Geraniums – herbaceous perennials – should not be confused with pelargoniums (half-hardy plants, usually grown in pots for outdoor situations in summer or year-round decoration indoors) that seem destined to suffer under the same – wrong – name.
There are, indeed, some rarities among the hardy geranium clan, but generally they’re an easily procured and amiable lot, largely indifferent to location, soil conditions and treatment.
Many are native wild flowers found throughout Britain and mainland Europe and beyond. Growing up in the Cotswolds, I was familiar with one of the best – robust, blue-flowered Geranium pratense (meadow cranesbill) – blooming for many weeks from midsummer beside ditches and streams, on rough ground and roadside verges.
The hardy geranium flower palette extends from chalky white through myriad pinks to alluring purples and pure blues, with a few mysterious hues seldom seen in other summer-flowering plants. Many are daintily veined with a contrasting colour; some are double- flowered, none lovelier than ‘Plenum Violaceum’, bred by eminent Sussex nurseryman Walter Ingwersen in 1946.
For striking colour, nothing beats the Armenian cranesbill, Geranium psilostemon, wayward and rangy in its habit, with petals of bold magenta. In common with others of its kin, it’s easily ‘refreshed’, after its first flush of flowers, by scissoring away spent stems – an easy task that rewards the gardener for several months with a succession of new blooms.
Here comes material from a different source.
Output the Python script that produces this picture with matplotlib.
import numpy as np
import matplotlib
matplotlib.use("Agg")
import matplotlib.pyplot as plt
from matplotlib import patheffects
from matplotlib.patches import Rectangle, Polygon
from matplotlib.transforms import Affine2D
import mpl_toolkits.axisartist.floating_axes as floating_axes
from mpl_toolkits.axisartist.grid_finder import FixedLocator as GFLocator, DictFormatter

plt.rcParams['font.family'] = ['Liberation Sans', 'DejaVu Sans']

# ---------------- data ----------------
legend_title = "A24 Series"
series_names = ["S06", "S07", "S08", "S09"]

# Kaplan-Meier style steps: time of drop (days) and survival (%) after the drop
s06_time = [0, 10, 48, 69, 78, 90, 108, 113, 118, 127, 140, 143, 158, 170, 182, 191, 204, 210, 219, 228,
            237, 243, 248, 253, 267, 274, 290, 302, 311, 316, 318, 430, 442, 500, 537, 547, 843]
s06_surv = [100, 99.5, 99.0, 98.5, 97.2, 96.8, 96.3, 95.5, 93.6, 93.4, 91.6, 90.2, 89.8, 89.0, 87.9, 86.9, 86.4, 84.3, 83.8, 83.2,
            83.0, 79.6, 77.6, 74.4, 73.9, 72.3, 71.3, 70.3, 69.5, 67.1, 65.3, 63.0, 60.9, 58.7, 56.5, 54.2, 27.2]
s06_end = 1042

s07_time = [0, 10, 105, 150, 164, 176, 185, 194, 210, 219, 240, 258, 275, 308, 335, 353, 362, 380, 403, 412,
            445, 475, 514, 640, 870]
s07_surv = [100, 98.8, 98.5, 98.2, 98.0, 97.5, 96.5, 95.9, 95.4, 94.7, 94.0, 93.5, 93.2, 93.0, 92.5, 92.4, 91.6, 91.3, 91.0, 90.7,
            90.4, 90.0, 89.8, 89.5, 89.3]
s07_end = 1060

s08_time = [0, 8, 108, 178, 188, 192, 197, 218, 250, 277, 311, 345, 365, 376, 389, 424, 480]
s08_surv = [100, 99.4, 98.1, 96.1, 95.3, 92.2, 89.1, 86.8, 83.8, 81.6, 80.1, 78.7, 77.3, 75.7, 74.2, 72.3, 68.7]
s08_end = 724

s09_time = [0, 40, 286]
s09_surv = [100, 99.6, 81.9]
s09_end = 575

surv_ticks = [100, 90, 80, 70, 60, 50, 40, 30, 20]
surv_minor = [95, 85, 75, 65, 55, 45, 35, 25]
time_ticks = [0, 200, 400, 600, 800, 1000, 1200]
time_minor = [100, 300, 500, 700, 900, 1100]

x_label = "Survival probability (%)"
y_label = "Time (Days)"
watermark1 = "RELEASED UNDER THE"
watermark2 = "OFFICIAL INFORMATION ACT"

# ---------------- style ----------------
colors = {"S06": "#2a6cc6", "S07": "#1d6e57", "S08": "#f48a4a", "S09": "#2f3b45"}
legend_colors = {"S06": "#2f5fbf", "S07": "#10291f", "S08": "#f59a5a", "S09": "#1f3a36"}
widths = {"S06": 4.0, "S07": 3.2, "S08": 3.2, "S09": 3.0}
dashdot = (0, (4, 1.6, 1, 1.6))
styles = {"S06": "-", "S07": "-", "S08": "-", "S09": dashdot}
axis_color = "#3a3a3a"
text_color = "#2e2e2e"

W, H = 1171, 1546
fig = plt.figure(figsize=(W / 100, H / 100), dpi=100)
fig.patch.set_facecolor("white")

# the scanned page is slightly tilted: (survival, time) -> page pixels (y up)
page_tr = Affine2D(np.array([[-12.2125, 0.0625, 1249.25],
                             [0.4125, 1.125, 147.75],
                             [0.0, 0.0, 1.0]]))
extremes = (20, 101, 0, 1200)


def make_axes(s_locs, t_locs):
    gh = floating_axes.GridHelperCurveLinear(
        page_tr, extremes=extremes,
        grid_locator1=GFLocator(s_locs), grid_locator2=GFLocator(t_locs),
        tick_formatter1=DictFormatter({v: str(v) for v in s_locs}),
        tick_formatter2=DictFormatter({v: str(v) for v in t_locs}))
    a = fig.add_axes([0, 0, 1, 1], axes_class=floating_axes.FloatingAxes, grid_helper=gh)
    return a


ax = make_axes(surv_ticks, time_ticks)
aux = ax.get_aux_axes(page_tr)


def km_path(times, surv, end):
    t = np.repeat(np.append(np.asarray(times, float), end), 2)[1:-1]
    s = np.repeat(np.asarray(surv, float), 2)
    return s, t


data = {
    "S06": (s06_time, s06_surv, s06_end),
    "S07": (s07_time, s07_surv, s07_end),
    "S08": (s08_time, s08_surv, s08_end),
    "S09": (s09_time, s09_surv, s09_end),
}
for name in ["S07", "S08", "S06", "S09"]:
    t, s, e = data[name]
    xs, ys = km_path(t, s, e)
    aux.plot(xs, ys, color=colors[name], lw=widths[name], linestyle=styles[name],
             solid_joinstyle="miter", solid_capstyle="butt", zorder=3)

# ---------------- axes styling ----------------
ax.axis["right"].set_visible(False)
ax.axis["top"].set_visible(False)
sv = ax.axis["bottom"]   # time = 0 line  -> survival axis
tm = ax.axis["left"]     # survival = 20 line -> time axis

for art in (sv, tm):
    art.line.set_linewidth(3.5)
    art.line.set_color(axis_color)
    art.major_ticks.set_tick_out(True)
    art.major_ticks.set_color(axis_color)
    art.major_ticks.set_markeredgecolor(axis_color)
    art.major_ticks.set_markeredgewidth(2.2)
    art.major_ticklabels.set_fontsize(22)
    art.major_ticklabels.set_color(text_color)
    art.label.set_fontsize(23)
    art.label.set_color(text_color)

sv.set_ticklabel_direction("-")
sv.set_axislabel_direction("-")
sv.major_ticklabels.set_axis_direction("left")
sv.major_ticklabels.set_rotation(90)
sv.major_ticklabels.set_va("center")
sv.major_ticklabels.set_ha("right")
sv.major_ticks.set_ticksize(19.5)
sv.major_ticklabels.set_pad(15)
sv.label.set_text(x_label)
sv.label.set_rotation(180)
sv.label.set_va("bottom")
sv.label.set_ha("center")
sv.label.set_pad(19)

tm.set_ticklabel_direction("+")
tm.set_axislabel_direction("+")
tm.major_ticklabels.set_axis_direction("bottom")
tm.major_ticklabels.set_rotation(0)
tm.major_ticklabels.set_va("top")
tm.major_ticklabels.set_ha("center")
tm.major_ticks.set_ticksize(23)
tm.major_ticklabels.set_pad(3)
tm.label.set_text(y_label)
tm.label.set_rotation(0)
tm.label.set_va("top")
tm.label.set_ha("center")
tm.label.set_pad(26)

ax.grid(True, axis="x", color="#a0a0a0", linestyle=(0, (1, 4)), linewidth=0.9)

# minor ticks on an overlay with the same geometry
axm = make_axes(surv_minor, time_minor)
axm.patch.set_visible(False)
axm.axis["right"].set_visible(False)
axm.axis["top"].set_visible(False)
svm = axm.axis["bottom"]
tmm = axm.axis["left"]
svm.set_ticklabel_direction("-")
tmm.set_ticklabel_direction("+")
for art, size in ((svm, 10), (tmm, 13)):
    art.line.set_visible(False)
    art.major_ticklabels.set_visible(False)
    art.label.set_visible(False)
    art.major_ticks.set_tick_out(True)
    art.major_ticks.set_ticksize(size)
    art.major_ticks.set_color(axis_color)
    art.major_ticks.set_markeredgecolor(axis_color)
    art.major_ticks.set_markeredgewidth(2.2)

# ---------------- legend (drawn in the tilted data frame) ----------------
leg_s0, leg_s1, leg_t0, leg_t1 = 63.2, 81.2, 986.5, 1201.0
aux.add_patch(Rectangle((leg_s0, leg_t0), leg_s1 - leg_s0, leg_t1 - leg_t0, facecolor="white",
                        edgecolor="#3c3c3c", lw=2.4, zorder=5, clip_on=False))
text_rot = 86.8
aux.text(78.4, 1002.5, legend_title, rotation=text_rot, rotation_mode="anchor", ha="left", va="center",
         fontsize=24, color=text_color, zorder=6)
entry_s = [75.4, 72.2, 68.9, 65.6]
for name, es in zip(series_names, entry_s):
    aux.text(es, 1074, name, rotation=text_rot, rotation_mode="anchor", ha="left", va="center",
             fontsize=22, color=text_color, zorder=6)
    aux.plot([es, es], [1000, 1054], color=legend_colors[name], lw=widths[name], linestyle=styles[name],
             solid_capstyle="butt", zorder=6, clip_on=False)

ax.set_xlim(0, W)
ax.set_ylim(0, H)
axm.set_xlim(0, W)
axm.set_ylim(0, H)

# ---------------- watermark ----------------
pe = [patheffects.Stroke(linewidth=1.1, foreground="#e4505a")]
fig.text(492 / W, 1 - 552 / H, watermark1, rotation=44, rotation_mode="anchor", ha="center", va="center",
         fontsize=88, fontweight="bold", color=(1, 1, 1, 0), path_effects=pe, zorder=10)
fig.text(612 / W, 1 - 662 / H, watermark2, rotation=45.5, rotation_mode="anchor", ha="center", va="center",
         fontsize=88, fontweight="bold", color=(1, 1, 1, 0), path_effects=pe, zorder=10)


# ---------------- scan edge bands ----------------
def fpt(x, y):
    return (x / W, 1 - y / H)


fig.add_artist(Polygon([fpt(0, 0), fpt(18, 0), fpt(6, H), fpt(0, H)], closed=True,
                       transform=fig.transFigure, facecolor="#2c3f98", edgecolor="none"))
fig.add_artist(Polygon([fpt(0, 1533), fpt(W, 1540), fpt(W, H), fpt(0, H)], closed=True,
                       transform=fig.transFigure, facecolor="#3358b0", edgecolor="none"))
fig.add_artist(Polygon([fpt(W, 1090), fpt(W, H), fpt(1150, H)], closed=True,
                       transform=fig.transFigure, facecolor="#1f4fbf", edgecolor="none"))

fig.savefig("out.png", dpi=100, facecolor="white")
Foliage varies too. Some, such as ‘Black Beauty’, ‘Dusky Crug’ and ‘Elizabeth Ann’ have distinctly bronzymaroon leaves; others are plain green; some are variegated, splashed with cream and ivory markings; yet more (notably low-growing Geranium renardii) are grey-green and unusually textured. Those from the Himalayan foothills ( G. clarkei and its cultivars, ‘Kashmir Blue’, ‘Natalie’ and ‘Nimbus’) have a mound of finely dissected greenery below flowers standing proud and plentiful. Leaves of the straggly but indispensable ‘Buxton’s Variety’ take on a coppery appearance as autumn approaches. More still – sniff a crushed leaf of groundcovering, shade-loving G. macrorrhizum – they are potently aromatic.
I could deafen many ears with my applause for hardy geraniums, but I needn’t bother. American nurserywoman Robin Parer does that for me in The Plant Lover’s Guide to Hardy Geraniums (Timber Press in association with Kew, £17.99), from which I took Professor Thompson’s words in my opening paragraph. Hers is a paean of praise for these easy-goers, with sumptuous photographs plentiful enough to compensate older readers now bereft of a garden of their own.
Yes, easy-going plants are, or should be, the gardener’s mainstay, best summed up by that ‘over-achiever’ (scholar, historian, biographer, naval attaché, barrister, diplomat, MP, government minister and Secretary General of the Council of Europe... oh, and gardener of supreme repute) Sir Peter Smithers, who died aged 92 in 2006: ‘I consider every plant hardy until I have killed it myself.’ When it comes to hardy geraniums, you must try very hard to do just that.